Diamanti di Ferzan Ozpetek è un film che merita di essere visto. È un film sulle donne, paragonate a diamanti per il loro essere indistruttibili, diverse l'una dall'altra, e ciascuna con mille sfaccettature, con i propri riflessi emotivi. Ozpetek raduna un vasto cast corale al femminile, dove gli uomini, chi nel bene e chi nel male, svolgono un mero ruolo di contorno.
Le storie di queste donne si intrecciano sapientemente, raccontando vicende ora dolorose, ora di riscatto, che illuminano il cuore con garbo ed eleganza. Queste numerose piccole storie di donne sono trattate in modo molto equilibrato, fondendosi l'una nell'altra con leggerezza, descrivendo tanti piccoli universi.

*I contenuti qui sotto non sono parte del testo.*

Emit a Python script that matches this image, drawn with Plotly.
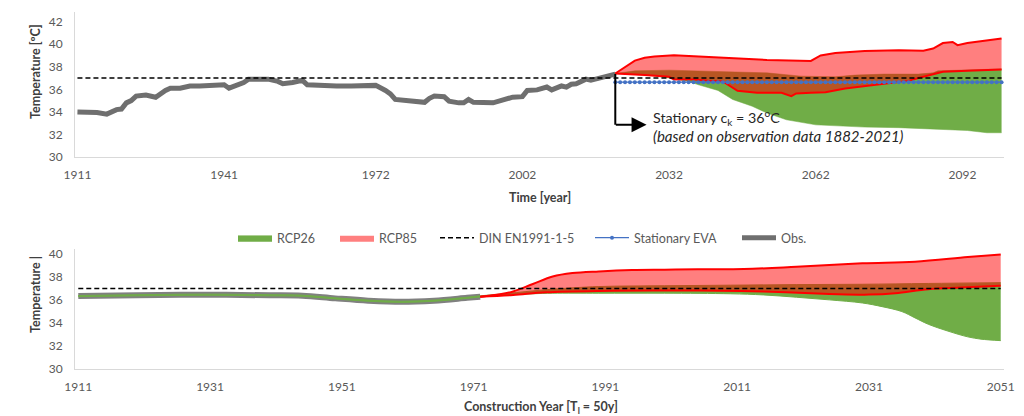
import plotly.graph_objects as go

# The page body adds an 8px margin, so the figure is drawn 8px smaller and
# every reference pixel position is converted with this offset.
OFF = 8
FW, FH = 1016, 408
PLOT_L, PLOT_R = 75, 1004          # plot area in reference pixels
FONT = "Lato, 'Open Sans', 'DejaVu Sans', sans-serif"
TICK_COLOR = "#595959"
TITLE_COLOR = "#404040"
GREEN = "#70ad47"
RED = "#ff0000"
RED_FILL = "rgba(255,0,0,0.5)"
GRAY_TOP = "#6f6f6f"
GRAY_BOT = "#808080"
BLUE = "#4472c4"

# ---------------- top chart data ----------------
top_obs_years = [1911, 1913, 1915, 1917, 1919, 1920, 1921, 1922, 1923, 1925, 1927, 1929, 1930,
                 1932, 1934, 1936, 1939, 1941, 1942, 1944, 1945, 1946, 1950, 1952, 1953, 1955,
                 1957, 1958, 1961, 1964, 1967, 1972, 1974, 1975, 1976, 1980, 1982, 1983, 1984,
                 1986, 1987, 1989, 1990, 1991, 1992, 1996, 1998, 2000, 2002, 2003, 2005, 2007,
                 2008, 2010, 2011, 2012, 2013, 2015, 2016, 2017, 2019, 2021]
top_obs_vals = [34.0, 34.0, 33.95, 33.8, 34.2, 34.25, 34.8, 35.0, 35.4, 35.5, 35.3, 35.9, 36.1,
                36.1, 36.3, 36.3, 36.4, 36.4, 36.1, 36.4, 36.6, 36.9, 36.9, 36.7, 36.5, 36.6,
                36.8, 36.4, 36.3, 36.3, 36.3, 36.35, 35.9, 35.6, 35.1, 35.0, 34.85, 35.2, 35.4,
                35.35, 34.95, 34.8, 34.8, 35.1, 34.85, 34.8, 35.1, 35.3, 35.35, 35.9, 35.95, 36.2,
                35.95, 36.3, 36.2, 36.45, 36.5, 36.9, 36.8, 36.9, 37.2, 37.35]

top_rcp26_up_years = [2021, 2025, 2032, 2038, 2044, 2052, 2059, 2066, 2070, 2076, 2083, 2086, 2087, 2093, 2100]
top_rcp26_up_vals = [37.4, 37.64, 37.7, 37.64, 37.52, 37.46, 37.17, 37.11, 37.26, 37.35, 37.35, 37.46, 37.64, 37.7, 37.81]
top_rcp26_lo_years = [2021, 2028, 2032, 2036, 2038, 2042, 2045, 2049, 2052, 2056, 2062, 2066, 2072, 2079, 2086, 2093, 2097, 2100]
top_rcp26_lo_vals = [37.4, 37.25, 37.0, 36.7, 36.4, 35.9, 35.1, 34.5, 33.9, 33.3, 32.85, 32.75, 32.65, 32.6, 32.45, 32.35, 32.15, 32.15]

top_rcp85_up_years = [2021, 2023, 2025, 2027, 2029, 2033, 2038, 2045, 2052, 2061, 2063, 2066, 2072, 2079, 2084, 2086, 2088, 2090, 2091, 2093, 2096, 2100]
top_rcp85_up_vals = [37.4, 38.0, 38.55, 38.8, 38.9, 39.03, 38.9, 38.75, 38.6, 38.52, 39.0, 39.22, 39.4, 39.47, 39.42, 39.62, 40.1, 40.2, 39.92, 40.1, 40.28, 40.5]
top_rcp85_lo_years = [2021, 2027, 2032, 2033, 2037, 2040, 2043, 2045, 2046, 2050, 2055, 2057, 2058, 2061, 2064, 2068, 2072, 2075, 2081, 2083, 2086, 2088, 2093, 2100]
top_rcp85_lo_vals = [37.4, 37.28, 37.11, 36.87, 36.87, 36.75, 36.7, 36.1, 35.87, 35.7, 35.69, 35.4, 35.64, 35.69, 35.75, 36.08, 36.28, 36.46, 36.75, 37.0, 37.37, 37.55, 37.64, 37.76]

din_years_top = [1911, 2100]
din_vals_top = [37.0, 37.0]
eva_years = list(range(2021, 2101))
eva_vals = [36.63] * len(eva_years)

top_tick_labels = ["1911", "1941", "1972", "2002", "2032", "2062", "2092"]
top_y_ticks = [30, 32, 34, 36, 38, 40, 42]

# ---------------- bottom chart data ----------------
bot_obs_years = [1911, 1920, 1930, 1940, 1945, 1950, 1955, 1960, 1965, 1970, 1972]
bot_obs_vals = [36.35, 36.42, 36.47, 36.42, 36.38, 36.15, 35.95, 35.85, 35.95, 36.2, 36.3]

bot_rcp26_lo_years = [1911, 1920, 1930, 1940, 1945, 1950, 1955, 1960, 1965, 1970, 1972, 1975, 1980, 1983,
                      1990, 2000, 2010, 2015, 2020, 2025, 2030, 2033, 2036, 2038, 2040, 2043, 2046, 2048, 2051]
bot_rcp26_lo_vals = [36.3, 36.37, 36.42, 36.37, 36.33, 36.1, 35.9, 35.8, 35.9, 36.15, 36.27, 36.42, 36.55, 36.6,
                     36.6, 36.6, 36.55, 36.45, 36.25, 36.02, 35.75, 35.43, 35.0, 34.45, 33.9, 33.3, 32.8, 32.6, 32.47]
bot_rcp26_up_years = [1911, 1920, 1930, 1940, 1945, 1950, 1955, 1960, 1965, 1970, 1972, 1975, 1980, 1983,
                      1990, 2000, 2010, 2020, 2030, 2040, 2051]
bot_rcp26_up_vals = [36.4, 36.47, 36.52, 36.47, 36.43, 36.2, 36.0, 35.9, 36.0, 36.25, 36.37, 36.52, 36.8, 36.95,
                     37.18, 37.25, 37.3, 37.35, 37.38, 37.45, 37.52]

bot_rcp85_up_years = [1972, 1975, 1977, 1980, 1983, 1986, 1990, 1995, 2000, 2005, 2012, 2020, 2030, 2038, 2046, 2051]
bot_rcp85_up_vals = [36.3, 36.5, 36.75, 37.4, 38.05, 38.35, 38.5, 38.62, 38.65, 38.68, 38.7, 38.9, 39.2, 39.35, 39.75, 39.97]
bot_rcp85_lo_years = [1972, 1977, 1982, 1990, 2000, 2005, 2015, 2025, 2031, 2035, 2040, 2045, 2051]
bot_rcp85_lo_vals = [36.3, 36.45, 36.68, 36.8, 36.83, 36.83, 36.74, 36.54, 36.48, 36.6, 36.95, 37.09, 37.24]

din_years_bot = [1911, 2051]
din_vals_bot = [37.0, 37.0]

bot_tick_labels = ["1911", "1931", "1951", "1971", "1991", "2011", "2031", "2051"]
bot_y_ticks = [30, 32, 34, 36, 38, 40]


def paper_x(x):
    """reference pixel x -> paper coordinate"""
    return (x - PLOT_L) / (PLOT_R - PLOT_L)


def paper_y(y):
    """reference pixel y -> paper coordinate"""
    return 1 - (y - OFF) / FH


fig = go.Figure()

# ---- top chart traces ----
fig.add_trace(go.Scatter(x=top_obs_years, y=top_obs_vals, mode="lines", name="Obs.",
                         line=dict(color=GRAY_TOP, width=5), legend="legend5",
                         xaxis="x", yaxis="y"))
fig.add_trace(go.Scatter(x=top_rcp26_lo_years, y=top_rcp26_lo_vals, mode="lines", showlegend=False,
                         line=dict(color=GREEN, width=0.5), xaxis="x", yaxis="y"))
fig.add_trace(go.Scatter(x=top_rcp26_up_years, y=top_rcp26_up_vals, mode="lines", name="RCP26",
                         fill="tonexty", fillcolor=GREEN, line=dict(color=GREEN, width=0.5),
                         legend="legend", xaxis="x", yaxis="y"))
fig.add_trace(go.Scatter(x=top_rcp85_lo_years, y=top_rcp85_lo_vals, mode="lines", showlegend=False,
                         line=dict(color=RED, width=0), xaxis="x", yaxis="y"))
fig.add_trace(go.Scatter(x=top_rcp85_up_years, y=top_rcp85_up_vals, mode="lines", name="RCP85",
                         fill="tonexty", fillcolor=RED_FILL, line=dict(color=RED, width=0),
                         legend="legend2", xaxis="x", yaxis="y"))
fig.add_trace(go.Scatter(x=top_rcp85_up_years, y=top_rcp85_up_vals, mode="lines", showlegend=False,
                         line=dict(color=RED, width=2), xaxis="x", yaxis="y"))
fig.add_trace(go.Scatter(x=top_rcp85_lo_years, y=top_rcp85_lo_vals, mode="lines", showlegend=False,
                         line=dict(color=RED, width=2), xaxis="x", yaxis="y"))
fig.add_trace(go.Scatter(x=din_years_top, y=din_vals_top, mode="lines", name="DIN EN1991-1-5",
                         line=dict(color="black", width=1.5, dash="5px,3px"), legend="legend3",
                         xaxis="x", yaxis="y"))
fig.add_trace(go.Scatter(x=eva_years, y=eva_vals, mode="lines+markers", name="Stationary EVA",
                         line=dict(color=BLUE, width=1.2), marker=dict(color=BLUE, size=4),
                         legend="legend4", xaxis="x", yaxis="y"))

# ---- bottom chart traces ----
fig.add_trace(go.Scatter(x=bot_obs_years, y=bot_obs_vals, mode="lines", showlegend=False,
                         line=dict(color=GRAY_BOT, width=6, shape="spline"), xaxis="x2", yaxis="y2"))
fig.add_trace(go.Scatter(x=bot_rcp26_lo_years, y=bot_rcp26_lo_vals, mode="lines", showlegend=False,
                         line=dict(color=GREEN, width=1, shape="spline"), xaxis="x2", yaxis="y2"))
fig.add_trace(go.Scatter(x=bot_rcp26_up_years, y=bot_rcp26_up_vals, mode="lines", showlegend=False,
                         fill="tonexty", fillcolor=GREEN, line=dict(color=GREEN, width=1, shape="spline"),
                         xaxis="x2", yaxis="y2"))
fig.add_trace(go.Scatter(x=bot_rcp85_lo_years, y=bot_rcp85_lo_vals, mode="lines", showlegend=False,
                         line=dict(color=RED, width=0, shape="spline"), xaxis="x2", yaxis="y2"))
fig.add_trace(go.Scatter(x=bot_rcp85_up_years, y=bot_rcp85_up_vals, mode="lines", showlegend=False,
                         fill="tonexty", fillcolor=RED_FILL, line=dict(color=RED, width=0, shape="spline"),
                         xaxis="x2", yaxis="y2"))
fig.add_trace(go.Scatter(x=bot_rcp85_up_years, y=bot_rcp85_up_vals, mode="lines", showlegend=False,
                         line=dict(color=RED, width=2, shape="spline"), xaxis="x2", yaxis="y2"))
fig.add_trace(go.Scatter(x=bot_rcp85_lo_years, y=bot_rcp85_lo_vals, mode="lines", showlegend=False,
                         line=dict(color=RED, width=2, shape="spline"), xaxis="x2", yaxis="y2"))
fig.add_trace(go.Scatter(x=din_years_bot, y=din_vals_bot, mode="lines", showlegend=False,
                         line=dict(color="black", width=1.5, dash="5px,3px"), xaxis="x2", yaxis="y2"))

axis_common = dict(showgrid=False, zeroline=False, showline=True, linecolor="#d9d9d9", linewidth=1,
                   ticks="", tickfont=dict(family=FONT, size=12, color=TICK_COLOR), fixedrange=True)

fig.update_layout(
    width=FW, height=FH,
    margin=dict(l=PLOT_L - OFF, r=FW - (PLOT_R - OFF), t=0, b=0, autoexpand=False),
    paper_bgcolor="white", plot_bgcolor="white",
    font=dict(family=FONT, color=TICK_COLOR),
    xaxis=dict(axis_common, domain=[0, 1], range=[1910.5, 2100.5],
               tickvals=[int(t) for t in top_tick_labels], ticktext=top_tick_labels,
               ticklabelstandoff=7, anchor="y"),
    yaxis=dict(axis_common, domain=[paper_y(157), paper_y(11.5)], range=[30, 42.9],
               tickvals=top_y_ticks, ticklabelstandoff=9, anchor="x"),
    xaxis2=dict(axis_common, domain=[0, 1], range=[1910.5, 2051.5],
                tickvals=[int(t) for t in bot_tick_labels], ticktext=bot_tick_labels,
                ticklabelstandoff=7, anchor="y2"),
    yaxis2=dict(axis_common, domain=[paper_y(369), paper_y(249)], range=[30, 40.45],
                tickvals=bot_y_ticks, ticklabelstandoff=9, anchor="x2"),
)

legend_starts = {"legend": 238, "legend2": 340, "legend3": 440, "legend4": 595, "legend5": 742}
for key, start in legend_starts.items():
    fig.update_layout({key: dict(x=paper_x(start - 5), y=paper_y(238), xanchor="left", yanchor="middle",
                                 orientation="h", bgcolor="rgba(0,0,0,0)", borderwidth=0,
                                 font=dict(family=FONT, size=12.5, color=TICK_COLOR),
                                 itemwidth=34)})

# annotation: L-shaped arrow and text
fig.add_shape(type="line", xref="x", yref="y", x0=2021, x1=2021, y0=37.35, y1=32.85,
              line=dict(color="black", width=2))
fig.add_annotation(xref="x", yref="y", axref="x", ayref="y", x=2027.4, y=32.85, ax=2020.8, ay=32.85,
                   showarrow=True, arrowhead=2, arrowsize=1.5, arrowwidth=2, arrowcolor="black", text="")
fig.add_annotation(xref="paper", yref="paper", x=paper_x(651), y=paper_y(118), xanchor="left", yanchor="middle",
                   text="Stationary c<sub>k</sub> = 36<sup>o</sup>C", showarrow=False,
                   font=dict(family=FONT, size=14.3, color="#262626"))
fig.add_annotation(xref="paper", yref="paper", x=paper_x(651), y=paper_y(136), xanchor="left", yanchor="middle",
                   text="<i>(based on observation data 1882-2021)</i>", showarrow=False,
                   font=dict(family=FONT, size=15, color="#262626"))

# axis titles
title_font = dict(family=FONT, size=12.5, color=TITLE_COLOR)
for tx, ty, txt, ang in [(35, 72, "<b>Temperature [ºC]</b>", -90),
                         (35, 295, "<b>Temperature |</b>", -90),
                         (540, 197, "<b>Time [year]</b>", 0),
                         (541, 407, "<b>Construction Year [T<sub>l</sub> = 50y]</b>", 0)]:
    fig.add_annotation(xref="paper", yref="paper", x=paper_x(tx), y=paper_y(ty), text=txt,
                       textangle=ang, showarrow=False, xanchor="center", yanchor="middle",
                       font=title_font)

fig.write_html("out.html")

Dal film inoltre emerge grande rispetto e ammirazione per le maestranze che lavorano dietro le quinte dei progetti cinematografici: costumiste e sarte, che con il proprio instancabile lavoro di gruppo permettono al regista di turno di realizzare il suo progetto, ispirandolo e supportandolo, ma anche per figure in apparenza più marginali come ad esempio la cuoca, che ha sempre una parola di conforto e un piatto abbondante per tutti, senza le quali il luogo di lavoro sarebbe meno accogliente e vivibile. Le due attrici principali, Luisa Ranieri e Jasmine Trinca, interpretano due sorelle agli antipodi: la prima (Alberta) riesce a superare le amarezze del passato donandosi esclusivamente al lavoro, e quando il passato sembra tornare, mantiene il controllo anche nelle difficoltà; la seconda (Gabriella) invece non riesce a superarlo, rischiando di soccombere sotto il peso dei propri traumi e di vanificare tutti i sacrifici fatti per trovarsi nel posto in cui si trova. I loro percorsi si intrecciano con quelli delle altre donne, le cui storie rievocano scene già viste in C'è ancora domani di Paola Cortellesi. In particolare, una delle protagoniste rifiuta di essere asservita all'uomo-padrone di turno, interpretato da un truce Vinicio Marchioni, incarnando il coraggio di spezzare le catene di una relazione di sudditanza.
La scena finale è un vero e proprio omaggio al cinema. In un momento di grande suggestione visiva, sul set abbandonato, si odono le voci delle protagoniste, che celebrano il potere dell’arte di raccontare storie e di dare voce a chi spesso rimane nell’ombra. Questo epilogo non solo suggella il messaggio del film, ma rende Diamanti un’opera che parla di cinema attraverso il cinema, esaltando il valore collettivo e umano di questa forma d’arte.